The issues was whether the Appellants were, by virtue of the Paradise Found (Project) Act 2015, deprived of any right or interest in land which they enjoyed pursuant to the Barbuda Land Act 2007.The JCPC said the Board has given, the claimants have no realistic prospect of succeeding in their claim under section 9(1) of the Constitution so that the Court of Appeal was correct to strike out that claim. The Board will therefore humbly advise Her Majesty that the appeal should be dismissed
By section 3 of the Barbuda Land Act 2007 (the “Land Act”), all land in Barbuda is owned in common by the people of Barbuda, and title to that land vests in the Crown on their behalf. By section 7, the consent of Barbudans must be obtained for any major development.
The Government of Antigua and Barbuda entered into a lease agreement with Paradise Found LLC to lease land in Barbuda for the purpose of a tourism development project.
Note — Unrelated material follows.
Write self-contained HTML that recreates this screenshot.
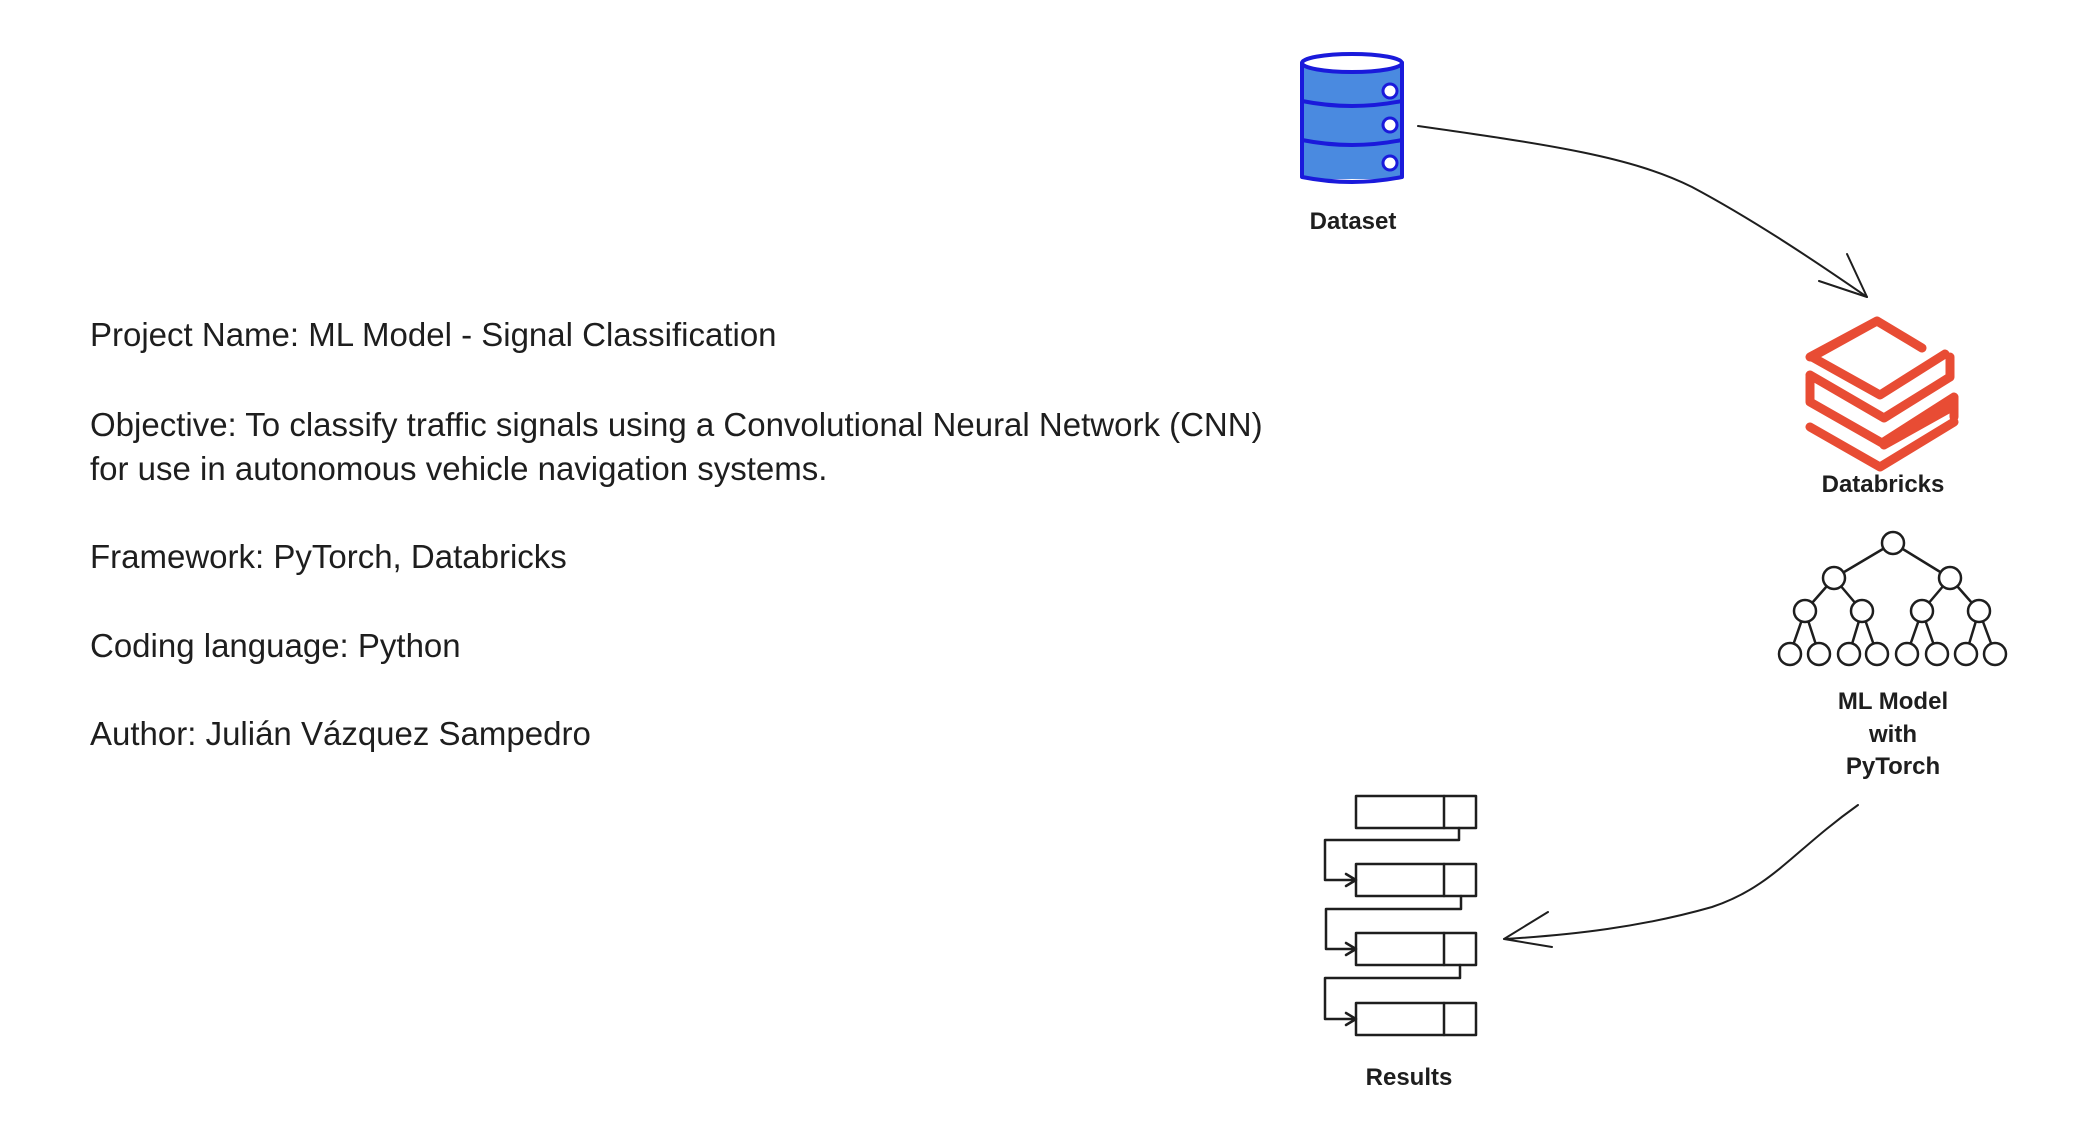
<!DOCTYPE html>
<html><head><meta charset="utf-8"><style>
html,body{margin:0;padding:0;background:#fff;width:2078px;height:1144px;overflow:hidden}
.t{position:absolute;left:90px;font-family:"Liberation Sans",sans-serif;font-size:33px;color:#1e1e1e;line-height:44px;white-space:nowrap}
svg{position:absolute;left:0;top:0}
</style></head><body>
<div class="t" style="top:313px">Project Name: ML Model - Signal Classification</div>
<div class="t" style="top:403px">Objective: To classify traffic signals using a Convolutional Neural Network (CNN)<br>for use in autonomous vehicle navigation systems.</div>
<div class="t" style="top:535px">Framework: PyTorch, Databricks</div>
<div class="t" style="top:624px">Coding language: Python</div>
<div class="t" style="top:712px">Author: Julián Vázquez Sampedro</div>
<svg width="2078" height="1144" viewBox="0 0 2078 1144" font-family="Liberation Sans, sans-serif" fill="none" stroke-linecap="round" stroke-linejoin="round">
<g transform="translate(-8,-3)">
<!-- database -->
<rect x="1310" y="66" width="100" height="116" fill="#4a8ae0"/>
<ellipse cx="1360" cy="66" rx="50" ry="9" fill="#fff" stroke="#1a1adb" stroke-width="4"/>
<path d="M1310 66 V180 Q1360 190 1410 180 V66" stroke="#1a1adb" stroke-width="4"/>
<path d="M1310 104 Q1360 114 1410 104 M1310 143 Q1360 153 1410 143" stroke="#1a1adb" stroke-width="4"/>
<circle cx="1398" cy="94" r="7" fill="#fff" stroke="#1a1adb" stroke-width="3"/>
<circle cx="1398" cy="128" r="7" fill="#fff" stroke="#1a1adb" stroke-width="3"/>
<circle cx="1398" cy="166" r="7" fill="#fff" stroke="#1a1adb" stroke-width="3"/>
<text x="1361" y="232" font-size="24" fill="#1e1e1e" text-anchor="middle" font-weight="bold">Dataset</text>
<!-- arrow 1 -->
<path d="M1426 129 C1560 148 1640 160 1700 190 C1760 222 1820 262 1875 300" stroke="#1e1e1e" stroke-width="2"/>
<path d="M1827 284 L1875 300 L1855 257" stroke="#1e1e1e" stroke-width="2"/>
<!-- databricks -->
<g stroke="#e84c34" stroke-width="9">
<path d="M1818 360 L1885 324 L1930 351 M1885 324 L1820 360 L1888 398 L1953 357"/>
<path d="M1818 378 L1892 421 L1958 380 L1958 360"/>
<path d="M1818 380 V405 L1890 446 L1962 400 V420"/>
<path d="M1818 430 L1888 470 L1962 425 M1892 448 L1960 410"/>
</g>
<text x="1891" y="495" font-size="24" fill="#1e1e1e" text-anchor="middle" font-weight="bold">Databricks</text>
<!-- tree -->
<g stroke="#1e1e1e" stroke-width="2.5" fill="#fff">
<path d="M1901 546 L1842 581 M1901 546 L1958 581 M1842 581 L1813 614 M1842 581 L1870 614 M1958 581 L1930 614 M1958 581 L1987 614 M1813 614 L1798 657 M1813 614 L1827 657 M1870 614 L1857 657 M1870 614 L1885 657 M1930 614 L1915 657 M1930 614 L1945 657 M1987 614 L1974 657 M1987 614 L2003 657"/>
<circle cx="1901" cy="546" r="11"/>
<circle cx="1842" cy="581" r="11"/><circle cx="1958" cy="581" r="11"/>
<circle cx="1813" cy="614" r="11"/><circle cx="1870" cy="614" r="11"/><circle cx="1930" cy="614" r="11"/><circle cx="1987" cy="614" r="11"/>
<circle cx="1798" cy="657" r="11"/><circle cx="1827" cy="657" r="11"/><circle cx="1857" cy="657" r="11"/><circle cx="1885" cy="657" r="11"/><circle cx="1915" cy="657" r="11"/><circle cx="1945" cy="657" r="11"/><circle cx="1974" cy="657" r="11"/><circle cx="2003" cy="657" r="11"/>
</g>
<g font-size="24" fill="#1e1e1e" text-anchor="middle" font-weight="bold">
<text x="1901" y="712">ML Model</text><text x="1901" y="745">with</text><text x="1901" y="777">PyTorch</text>
</g>
<!-- arrow 2 -->
<path d="M1866 808 C1800 855 1780 890 1720 910 C1650 930 1580 938 1512 942" stroke="#1e1e1e" stroke-width="2"/>
<path d="M1556 915 L1512 942 L1560 950" stroke="#1e1e1e" stroke-width="2"/>
<!-- results -->
<g stroke="#1e1e1e" stroke-width="2.5">
<rect x="1364" y="799" width="120" height="32"/><path d="M1452 799 V831"/>
<rect x="1364" y="867" width="120" height="32"/><path d="M1452 867 V899"/>
<rect x="1364" y="936" width="120" height="32"/><path d="M1452 936 V968"/>
<rect x="1364" y="1006" width="120" height="32"/><path d="M1452 1006 V1038"/>
<path d="M1467 831 V843 H1333 V883 H1364 M1354 877 L1364 883 L1354 889"/>
<path d="M1469 899 V912 H1334 V952 H1364 M1354 946 L1364 952 L1354 958"/>
<path d="M1468 968 V981 H1333 V1022 H1364 M1354 1016 L1364 1022 L1354 1028"/>
</g>
<text x="1417" y="1088" font-size="24" fill="#1e1e1e" text-anchor="middle" font-weight="bold">Results</text>
</g>
</svg>
</body></html>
The Paradise Found (Project) Act 2015 (the “2015 Act”) was passed to give effect to the lease agreement, and it provides that the Land Act does not apply to the leased land.
The Appellants are Barbudans. They filed a claim on 6 June 2016 in the High Court claiming constitutional relief and challenging the validity of the of the 2015 Act. They maintained, inter alia, that: (i) the 2015 Act constituted a compulsory acquisition of their interest in the land without compensation; (ii) the land was not acquired for public use; and (iii) the 2015 Act violated section 9 of the Constitution of Antigua and Barbuda, which protects against the deprivation of property.
On 13 September 2016, the Respondent filed an application to strike out the claim on the basis that it disclosed no cause of action against the Government under the Constitution and that it was an abuse of process.
The High Court dismissed the Respondent’s strike out application. Wilkinson J found that the claim raised issues that ought to be tried. She noted that the several sections of the 2015 Act “appear to ‘side-step’ or circumvent the requirement for the consent of the people of Barbuda for major development pursuant to the [Land Act]”. Wilkinson J also found that the Appellants had the necessary locus standi to pursue the claim on the basis that, as Barbudans, they held an interest in Barbudan land.
The Respondent’s appeal to the Court of Appeal was allowed. The Court found that the Appellants did not have a personal right of property in the leased land. Rather, the Land Act provided a scheme for the collective rights of Barbudan people as a class. Further, the Appellants lacked the necessary standing to pursue a claim for relief under section 9 of the Constitution: the rights accorded to Barbudans did not constitute interests in or rights over property for that purpose because they had no immediate entitlement to use their interest in such property without permission.